[Figure scripts]
........

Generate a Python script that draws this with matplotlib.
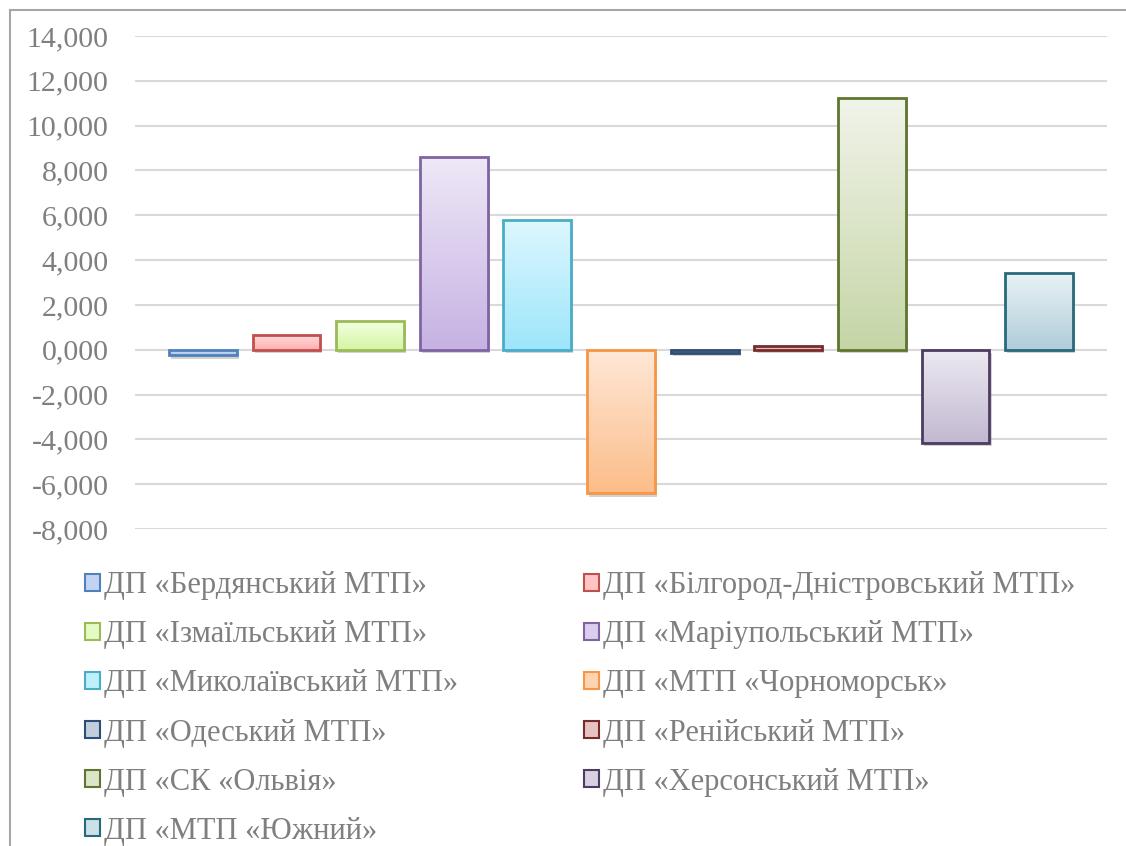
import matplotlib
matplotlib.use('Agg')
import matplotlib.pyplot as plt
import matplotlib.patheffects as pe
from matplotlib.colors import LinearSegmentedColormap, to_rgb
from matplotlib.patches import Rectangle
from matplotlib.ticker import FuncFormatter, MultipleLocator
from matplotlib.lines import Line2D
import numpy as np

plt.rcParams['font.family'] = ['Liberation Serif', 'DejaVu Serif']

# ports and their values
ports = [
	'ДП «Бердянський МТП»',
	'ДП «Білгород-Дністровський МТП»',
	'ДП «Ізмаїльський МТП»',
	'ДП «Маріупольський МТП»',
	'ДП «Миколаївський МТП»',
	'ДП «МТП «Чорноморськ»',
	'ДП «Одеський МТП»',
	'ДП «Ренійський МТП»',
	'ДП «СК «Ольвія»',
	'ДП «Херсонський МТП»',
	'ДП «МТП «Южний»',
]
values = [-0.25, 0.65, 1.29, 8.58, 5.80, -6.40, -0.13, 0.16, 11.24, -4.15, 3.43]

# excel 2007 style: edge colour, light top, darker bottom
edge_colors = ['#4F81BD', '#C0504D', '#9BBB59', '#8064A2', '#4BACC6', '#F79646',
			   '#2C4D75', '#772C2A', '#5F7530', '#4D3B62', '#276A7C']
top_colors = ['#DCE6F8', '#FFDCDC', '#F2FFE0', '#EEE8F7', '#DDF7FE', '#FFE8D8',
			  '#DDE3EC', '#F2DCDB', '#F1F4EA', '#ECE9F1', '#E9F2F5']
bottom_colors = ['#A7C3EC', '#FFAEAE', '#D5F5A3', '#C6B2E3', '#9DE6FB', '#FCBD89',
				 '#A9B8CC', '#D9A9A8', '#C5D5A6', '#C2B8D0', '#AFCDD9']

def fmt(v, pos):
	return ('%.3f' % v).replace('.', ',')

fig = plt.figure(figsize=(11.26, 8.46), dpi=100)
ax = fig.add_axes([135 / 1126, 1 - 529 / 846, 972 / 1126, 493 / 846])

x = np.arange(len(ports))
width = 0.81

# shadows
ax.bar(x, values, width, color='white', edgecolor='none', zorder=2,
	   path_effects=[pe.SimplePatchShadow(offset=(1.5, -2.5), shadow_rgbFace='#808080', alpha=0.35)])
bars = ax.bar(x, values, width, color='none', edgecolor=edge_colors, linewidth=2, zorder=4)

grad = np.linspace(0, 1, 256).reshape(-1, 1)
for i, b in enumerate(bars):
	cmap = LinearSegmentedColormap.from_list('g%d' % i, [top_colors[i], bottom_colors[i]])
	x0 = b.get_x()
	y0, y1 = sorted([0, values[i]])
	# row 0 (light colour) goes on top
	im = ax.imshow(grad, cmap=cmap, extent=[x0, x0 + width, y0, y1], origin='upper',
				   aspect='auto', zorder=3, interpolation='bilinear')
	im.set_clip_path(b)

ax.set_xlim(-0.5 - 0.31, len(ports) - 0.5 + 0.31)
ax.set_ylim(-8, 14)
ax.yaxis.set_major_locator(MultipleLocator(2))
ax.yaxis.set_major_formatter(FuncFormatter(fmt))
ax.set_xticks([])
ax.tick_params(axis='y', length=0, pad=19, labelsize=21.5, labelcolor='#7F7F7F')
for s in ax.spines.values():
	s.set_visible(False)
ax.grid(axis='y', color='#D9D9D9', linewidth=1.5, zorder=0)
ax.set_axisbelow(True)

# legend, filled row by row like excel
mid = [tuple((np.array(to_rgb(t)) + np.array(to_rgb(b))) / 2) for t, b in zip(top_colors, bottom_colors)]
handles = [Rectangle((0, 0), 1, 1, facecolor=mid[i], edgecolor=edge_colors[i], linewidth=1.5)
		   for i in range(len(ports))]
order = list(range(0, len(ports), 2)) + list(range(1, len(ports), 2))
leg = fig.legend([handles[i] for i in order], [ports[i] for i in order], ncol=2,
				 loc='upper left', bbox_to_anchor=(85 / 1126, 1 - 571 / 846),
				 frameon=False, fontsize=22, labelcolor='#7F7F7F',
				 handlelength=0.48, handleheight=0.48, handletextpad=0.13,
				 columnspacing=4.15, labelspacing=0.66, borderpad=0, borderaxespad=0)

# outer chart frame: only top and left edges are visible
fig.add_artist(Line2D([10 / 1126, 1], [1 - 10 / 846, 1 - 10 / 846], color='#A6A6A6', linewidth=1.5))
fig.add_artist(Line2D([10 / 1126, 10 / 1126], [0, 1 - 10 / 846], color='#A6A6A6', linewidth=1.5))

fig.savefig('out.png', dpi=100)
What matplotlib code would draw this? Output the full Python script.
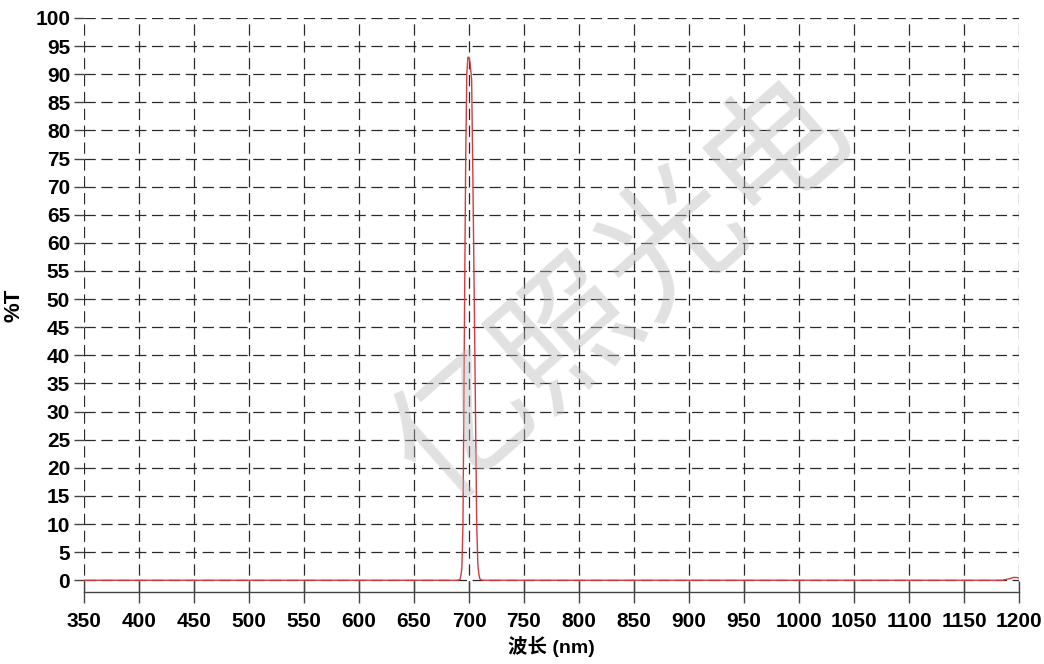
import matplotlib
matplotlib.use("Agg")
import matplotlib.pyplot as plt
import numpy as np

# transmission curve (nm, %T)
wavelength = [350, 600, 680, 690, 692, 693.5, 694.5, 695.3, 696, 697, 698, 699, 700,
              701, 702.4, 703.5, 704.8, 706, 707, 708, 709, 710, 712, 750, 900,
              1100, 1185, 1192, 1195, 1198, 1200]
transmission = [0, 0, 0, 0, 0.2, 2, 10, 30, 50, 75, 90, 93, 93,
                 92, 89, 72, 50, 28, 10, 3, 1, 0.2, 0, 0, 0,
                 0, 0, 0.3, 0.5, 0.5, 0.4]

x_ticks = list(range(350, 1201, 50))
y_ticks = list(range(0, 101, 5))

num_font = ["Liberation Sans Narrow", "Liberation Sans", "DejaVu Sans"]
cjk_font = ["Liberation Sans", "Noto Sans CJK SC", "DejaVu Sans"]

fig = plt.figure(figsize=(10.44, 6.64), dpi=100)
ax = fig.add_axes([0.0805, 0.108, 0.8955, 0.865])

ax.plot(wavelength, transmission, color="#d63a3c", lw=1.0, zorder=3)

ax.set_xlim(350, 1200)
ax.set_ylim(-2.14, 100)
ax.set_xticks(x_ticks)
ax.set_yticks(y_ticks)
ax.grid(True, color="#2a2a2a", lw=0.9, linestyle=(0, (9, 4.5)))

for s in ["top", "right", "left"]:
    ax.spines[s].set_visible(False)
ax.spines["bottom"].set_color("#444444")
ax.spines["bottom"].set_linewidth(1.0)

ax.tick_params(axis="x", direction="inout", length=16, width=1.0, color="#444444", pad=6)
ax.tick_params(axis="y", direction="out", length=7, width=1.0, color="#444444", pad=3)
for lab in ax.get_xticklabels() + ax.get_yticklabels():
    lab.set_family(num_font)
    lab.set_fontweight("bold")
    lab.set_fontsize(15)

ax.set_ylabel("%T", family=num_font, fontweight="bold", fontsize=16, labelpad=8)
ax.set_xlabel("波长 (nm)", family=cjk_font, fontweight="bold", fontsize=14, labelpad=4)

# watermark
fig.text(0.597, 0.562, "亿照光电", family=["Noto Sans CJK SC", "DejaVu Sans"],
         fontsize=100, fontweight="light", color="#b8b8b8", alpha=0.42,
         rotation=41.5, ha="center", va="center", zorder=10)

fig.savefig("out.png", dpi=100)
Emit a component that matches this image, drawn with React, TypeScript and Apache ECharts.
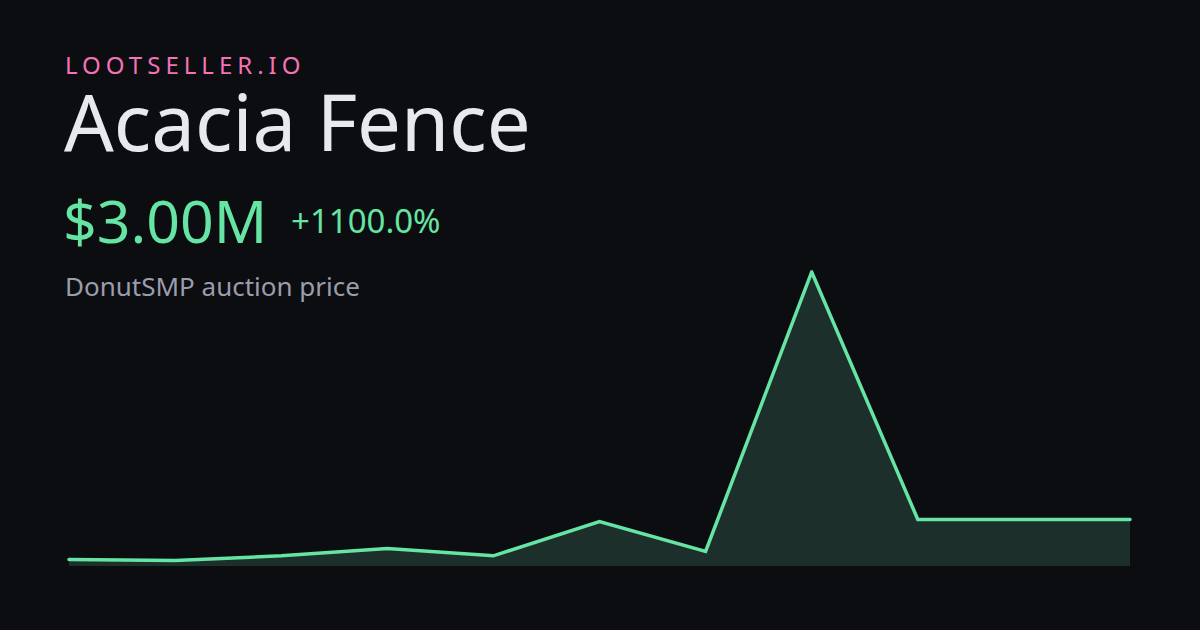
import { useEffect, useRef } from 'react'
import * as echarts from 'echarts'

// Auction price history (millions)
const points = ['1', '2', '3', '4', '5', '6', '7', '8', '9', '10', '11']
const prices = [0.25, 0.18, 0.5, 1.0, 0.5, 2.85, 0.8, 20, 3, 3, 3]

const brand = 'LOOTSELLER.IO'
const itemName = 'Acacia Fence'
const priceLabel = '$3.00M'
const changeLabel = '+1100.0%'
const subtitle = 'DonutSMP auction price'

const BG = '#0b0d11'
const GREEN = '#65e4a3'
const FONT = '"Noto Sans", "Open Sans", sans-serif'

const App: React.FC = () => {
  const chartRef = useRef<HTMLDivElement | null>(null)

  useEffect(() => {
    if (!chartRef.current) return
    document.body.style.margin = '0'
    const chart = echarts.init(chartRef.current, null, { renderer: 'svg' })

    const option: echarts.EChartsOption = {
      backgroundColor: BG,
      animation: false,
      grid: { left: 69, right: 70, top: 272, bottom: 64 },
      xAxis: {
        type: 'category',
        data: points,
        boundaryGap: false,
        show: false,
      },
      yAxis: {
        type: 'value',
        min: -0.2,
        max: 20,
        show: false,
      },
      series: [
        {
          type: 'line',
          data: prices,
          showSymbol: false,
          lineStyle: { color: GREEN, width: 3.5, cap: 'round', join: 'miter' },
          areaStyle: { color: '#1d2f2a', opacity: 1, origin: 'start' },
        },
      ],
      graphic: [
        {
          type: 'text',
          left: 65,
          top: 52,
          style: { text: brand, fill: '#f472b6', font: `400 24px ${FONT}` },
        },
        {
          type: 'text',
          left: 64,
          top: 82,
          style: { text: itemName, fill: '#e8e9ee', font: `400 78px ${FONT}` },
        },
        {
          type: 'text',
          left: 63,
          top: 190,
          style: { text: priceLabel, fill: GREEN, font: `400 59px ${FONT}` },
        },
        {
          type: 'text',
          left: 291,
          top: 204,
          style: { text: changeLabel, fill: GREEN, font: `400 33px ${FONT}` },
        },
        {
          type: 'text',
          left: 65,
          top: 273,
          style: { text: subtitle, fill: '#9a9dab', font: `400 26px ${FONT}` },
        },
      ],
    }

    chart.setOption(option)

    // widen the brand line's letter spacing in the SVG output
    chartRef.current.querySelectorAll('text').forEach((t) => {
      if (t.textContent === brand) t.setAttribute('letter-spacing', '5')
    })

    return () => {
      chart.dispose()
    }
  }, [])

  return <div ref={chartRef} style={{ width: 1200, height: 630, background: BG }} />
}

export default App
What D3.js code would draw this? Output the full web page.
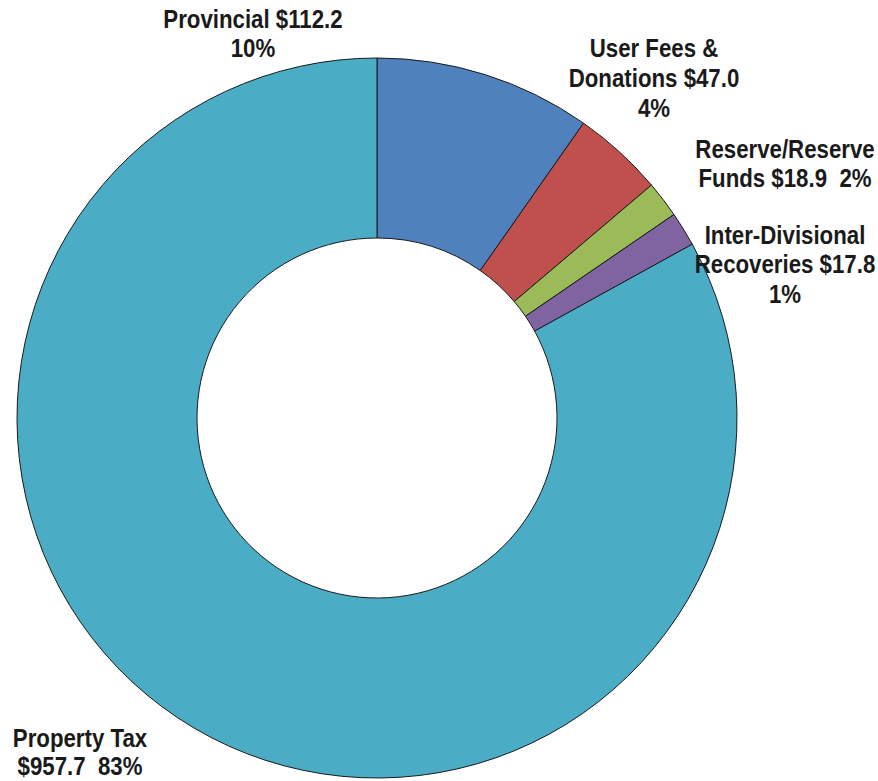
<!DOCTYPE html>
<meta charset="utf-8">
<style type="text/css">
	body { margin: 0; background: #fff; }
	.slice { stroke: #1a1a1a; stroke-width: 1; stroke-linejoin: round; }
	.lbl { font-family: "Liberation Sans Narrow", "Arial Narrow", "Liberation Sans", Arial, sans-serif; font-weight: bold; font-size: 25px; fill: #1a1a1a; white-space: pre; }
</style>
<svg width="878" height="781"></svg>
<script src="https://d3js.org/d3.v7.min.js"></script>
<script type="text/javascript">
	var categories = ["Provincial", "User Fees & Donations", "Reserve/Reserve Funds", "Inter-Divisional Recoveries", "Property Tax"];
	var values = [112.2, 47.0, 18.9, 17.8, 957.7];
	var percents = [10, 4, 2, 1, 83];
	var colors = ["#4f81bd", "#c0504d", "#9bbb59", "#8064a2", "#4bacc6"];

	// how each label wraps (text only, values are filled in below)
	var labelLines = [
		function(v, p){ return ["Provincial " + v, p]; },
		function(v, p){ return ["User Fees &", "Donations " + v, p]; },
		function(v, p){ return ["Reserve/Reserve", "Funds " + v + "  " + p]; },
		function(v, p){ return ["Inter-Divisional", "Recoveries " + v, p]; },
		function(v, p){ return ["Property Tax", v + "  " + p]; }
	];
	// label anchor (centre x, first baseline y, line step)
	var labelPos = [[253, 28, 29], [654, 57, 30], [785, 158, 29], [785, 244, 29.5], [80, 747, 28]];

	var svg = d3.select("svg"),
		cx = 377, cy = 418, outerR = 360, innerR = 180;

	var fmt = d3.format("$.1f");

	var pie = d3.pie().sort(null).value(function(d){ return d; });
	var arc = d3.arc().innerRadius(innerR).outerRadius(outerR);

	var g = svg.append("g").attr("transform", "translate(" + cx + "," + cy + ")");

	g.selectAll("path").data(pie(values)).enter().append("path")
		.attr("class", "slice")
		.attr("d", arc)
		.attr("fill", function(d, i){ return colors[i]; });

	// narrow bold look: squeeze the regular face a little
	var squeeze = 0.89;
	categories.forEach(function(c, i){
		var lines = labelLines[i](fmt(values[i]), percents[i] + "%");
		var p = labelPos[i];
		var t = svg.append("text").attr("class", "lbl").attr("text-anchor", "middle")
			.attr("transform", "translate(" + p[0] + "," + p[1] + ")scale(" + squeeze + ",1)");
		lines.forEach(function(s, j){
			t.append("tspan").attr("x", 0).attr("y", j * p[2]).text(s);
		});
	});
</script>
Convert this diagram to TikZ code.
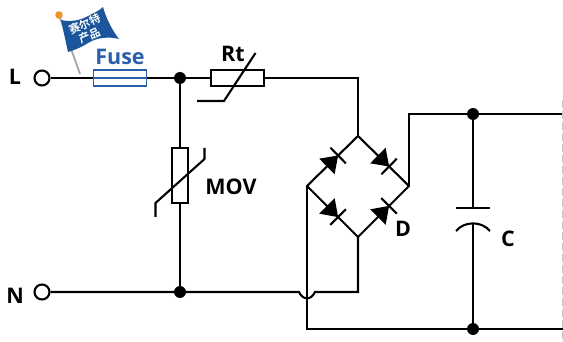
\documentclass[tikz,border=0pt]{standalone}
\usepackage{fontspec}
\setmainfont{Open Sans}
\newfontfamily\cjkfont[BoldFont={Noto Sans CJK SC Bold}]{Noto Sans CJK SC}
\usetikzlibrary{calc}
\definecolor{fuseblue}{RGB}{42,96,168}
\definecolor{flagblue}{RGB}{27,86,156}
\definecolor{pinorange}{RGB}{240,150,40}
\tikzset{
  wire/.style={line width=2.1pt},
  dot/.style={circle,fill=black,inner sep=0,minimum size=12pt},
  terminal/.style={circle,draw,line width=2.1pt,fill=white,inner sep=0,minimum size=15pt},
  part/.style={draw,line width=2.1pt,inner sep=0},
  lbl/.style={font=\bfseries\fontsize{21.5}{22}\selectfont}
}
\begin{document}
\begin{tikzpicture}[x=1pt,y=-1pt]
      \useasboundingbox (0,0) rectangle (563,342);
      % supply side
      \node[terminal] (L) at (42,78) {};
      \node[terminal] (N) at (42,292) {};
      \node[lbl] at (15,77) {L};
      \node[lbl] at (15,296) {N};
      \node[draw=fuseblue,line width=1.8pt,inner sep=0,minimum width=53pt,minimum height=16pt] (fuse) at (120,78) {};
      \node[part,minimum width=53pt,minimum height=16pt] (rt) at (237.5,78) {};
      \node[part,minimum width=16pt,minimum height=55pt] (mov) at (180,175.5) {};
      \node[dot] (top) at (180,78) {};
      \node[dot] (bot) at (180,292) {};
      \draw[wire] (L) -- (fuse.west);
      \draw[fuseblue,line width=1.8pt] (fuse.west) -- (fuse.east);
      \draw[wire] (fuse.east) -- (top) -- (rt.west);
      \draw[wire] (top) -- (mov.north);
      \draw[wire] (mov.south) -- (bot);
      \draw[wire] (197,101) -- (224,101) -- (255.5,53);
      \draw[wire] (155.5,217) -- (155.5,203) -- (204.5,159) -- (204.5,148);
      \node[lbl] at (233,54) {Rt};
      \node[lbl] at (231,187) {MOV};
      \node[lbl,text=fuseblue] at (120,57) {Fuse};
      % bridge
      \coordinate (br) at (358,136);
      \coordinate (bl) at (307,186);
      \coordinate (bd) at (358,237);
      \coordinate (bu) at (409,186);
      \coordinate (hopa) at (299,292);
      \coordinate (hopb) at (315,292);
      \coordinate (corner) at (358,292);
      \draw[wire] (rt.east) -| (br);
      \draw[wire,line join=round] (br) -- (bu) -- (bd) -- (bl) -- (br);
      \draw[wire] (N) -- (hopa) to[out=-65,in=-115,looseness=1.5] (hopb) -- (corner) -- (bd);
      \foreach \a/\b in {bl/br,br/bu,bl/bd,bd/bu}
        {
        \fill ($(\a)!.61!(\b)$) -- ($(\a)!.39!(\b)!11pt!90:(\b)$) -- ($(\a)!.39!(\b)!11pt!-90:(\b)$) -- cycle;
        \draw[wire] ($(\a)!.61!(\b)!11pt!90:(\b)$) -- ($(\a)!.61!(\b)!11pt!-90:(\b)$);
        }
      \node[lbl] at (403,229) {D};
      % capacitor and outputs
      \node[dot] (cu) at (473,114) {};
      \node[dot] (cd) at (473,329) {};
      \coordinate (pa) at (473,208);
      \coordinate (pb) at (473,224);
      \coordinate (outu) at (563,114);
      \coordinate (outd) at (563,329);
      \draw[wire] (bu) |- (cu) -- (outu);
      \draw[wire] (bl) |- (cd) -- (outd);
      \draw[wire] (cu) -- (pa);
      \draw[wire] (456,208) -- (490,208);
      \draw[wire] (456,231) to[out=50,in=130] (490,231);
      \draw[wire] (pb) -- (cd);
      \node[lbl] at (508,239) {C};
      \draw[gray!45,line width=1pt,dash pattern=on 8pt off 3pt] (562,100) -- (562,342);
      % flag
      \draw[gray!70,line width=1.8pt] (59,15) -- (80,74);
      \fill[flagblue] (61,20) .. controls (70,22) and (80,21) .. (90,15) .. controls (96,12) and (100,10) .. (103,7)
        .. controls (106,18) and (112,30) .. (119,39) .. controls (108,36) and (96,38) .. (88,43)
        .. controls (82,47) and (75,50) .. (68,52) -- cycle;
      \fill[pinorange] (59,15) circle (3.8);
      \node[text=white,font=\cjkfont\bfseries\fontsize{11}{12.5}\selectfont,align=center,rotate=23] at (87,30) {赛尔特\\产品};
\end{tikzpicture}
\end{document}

........

## Goal of the exercise
Please repeat exactly the data above from its first line to the line that contains "11.24, -4.15, 3.43]", inclusive, and leave every picture out.

## Answer to the problem
Generate a Python script that draws this with matplotlib.
import matplotlib
matplotlib.use('Agg')
import matplotlib.pyplot as plt
import matplotlib.patheffects as pe
from matplotlib.colors import LinearSegmentedColormap, to_rgb
from matplotlib.patches import Rectangle
from matplotlib.ticker import FuncFormatter, MultipleLocator
from matplotlib.lines import Line2D
import numpy as np

plt.rcParams['font.family'] = ['Liberation Serif', 'DejaVu Serif']

# ports and their values
ports = [
	'ДП «Бердянський МТП»',
	'ДП «Білгород-Дністровський МТП»',
	'ДП «Ізмаїльський МТП»',
	'ДП «Маріупольський МТП»',
	'ДП «Миколаївський МТП»',
	'ДП «МТП «Чорноморськ»',
	'ДП «Одеський МТП»',
	'ДП «Ренійський МТП»',
	'ДП «СК «Ольвія»',
	'ДП «Херсонський МТП»',
	'ДП «МТП «Южний»',
]
values = [-0.25, 0.65, 1.29, 8.58, 5.80, -6.40, -0.13, 0.16, 11.24, -4.15, 3.43]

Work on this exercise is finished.